"Nous ne nous attendions pas à un chiffre aussi élevé", indique Sabrina Stängle, coauteure de cette recherche. Plus de 40% des médecins interviewés ont en effet admis avoir été confrontés au moins une fois au renoncement volontaire de s'alimenter pour mourir.
Il n'existe que peu d'études sur ce que l'on appelle également le "jeûne ante mortem" ou le jeûne terminal. La Haute école zurichoise des sciences appliquées (ZHAW) a mené en collaboration avec la Fédération des médecins suisses (FMH) un sondage représentatif auprès de 750 médecins de famille en Suisse.
Plus en détail, les résultats montrent que 60% des médecins interrogés y voient un processus naturel associé à la mort et qui doit être accompagné par le personnel médical; 32% le définissent comme une forme d'aide au suicide passive, 6% comme du suicide assisté. Plus de la moitié des sondés estime que cet accompagnement est une situation stressante.
Une forme de suicide passif
Des chiffres qui n'étonnent pas Ralf Jox, médecin chef de la chaire des soins palliatifs gériatriques du CHUV. "Il faut imaginer que pour les personnes qui sont très âgées ou atteintes d'un maladie incurable, et qui ne voient aucun sens à leur vie, c'est un processus plus naturel que le suicide assisté", explique-t-il au micro de Forum.
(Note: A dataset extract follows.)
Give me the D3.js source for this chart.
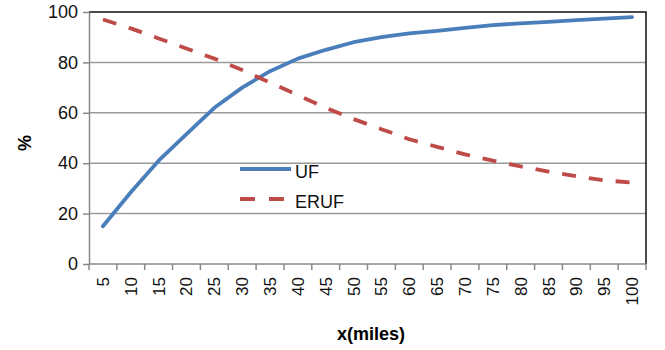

Mais pour le spécialiste, se laisser mourir de faim reste une forme de suicide passif. "Même si on n'utilise pas d'outils ou de médicaments, c'est cohérent, à mon avis, de dire que c'est une forme de suicide passif." Pour lui, il faut d'ailleurs beaucoup de volonté pour décider de mourir ainsi. "Ce processus peut prendre une à deux semaines selon l'état de la personne. D'où l'importance d'être bien entouré."
Manque de directives unifiées
Ralf Jox réalise d'ailleurs actuellement une étude en Suisse et en Allemagne sur les proches des personnes qui ont eu recours au "jeûne ante mortem". Ce qui en ressort: un manque de directives unifiées pour les médecins et les proches. "Il faut arrêter de se focaliser sur le suicide assisté et ouvrir le débat sur ce sujet également", plaide-t-il.
Il souligne également la nécessité de bien informer toutes les personnes concernées, car le processus peut être long et difficile, avec du délire ou des douleurs notamment. Selon lui, il serait bon d'en finir avec le tabou qui entoure cette thématique et de clarifier certaines questions éthiques.